The days are getting shorter, but the sunlight is a generous honeyed gold, and our markets and gardens are a glorious collision of vegetables...
The days are getting shorter, but the sunlight is a generous honeyed gold, and our markets and gardens are a glorious collision of vegetables. The cooking of Spain is a great place to look for inspiration when it’s time to cook all that good stuff. Paella, a classic Spanish dish that highlights fresh produce, is a meal to share with friends. Paella lives in parallel universes: There’s the paella that most of us have eaten and enjoyed — a deep bed of rice perhaps flavored with tomato and saffron, garnished with bits of vegetables, seafood, chicken or sausage. All kind-of moist and a tad bit mushy but tasty enough.
And then there’s real paella. There are as many interpretations of real paella as there are cooks in Spain, but each of those authentic versions, whether garnished with seafood, duck, sausage or rabbit, is about the rice. Not the quantity of rice, but the qualities — of tender grains that hang onto just a bit of chewiness, of rice that tastes like rice yet is infused deeply with fundamental flavors of Spain: tomato, onion, olive oil, saffron, smoky paprika.
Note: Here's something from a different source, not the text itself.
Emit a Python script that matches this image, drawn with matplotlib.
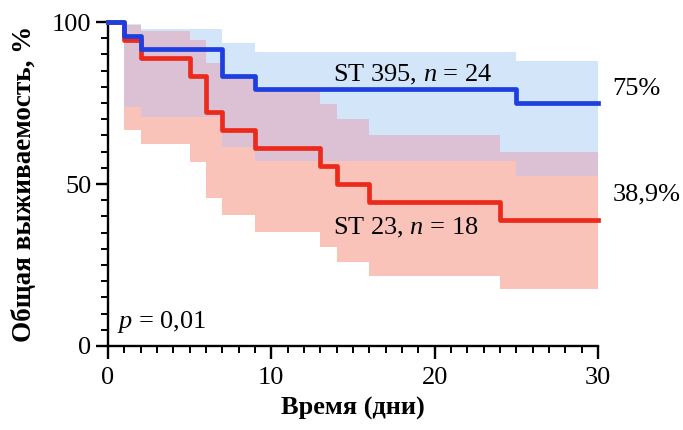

And the mercurial quality that seems to distinguish a good paella from a great one: the soccarat — a thin, chewy-starchy crust that forms on the bottom of the pan, but only sometimes, if you’re lucky.
I learned to cook real paella from a friend who lived in Spain and married a Spaniard, and I now consider myself a paella traditionalist, though my credentials are based on nothing more than enthusiasm.
Here are the three keys.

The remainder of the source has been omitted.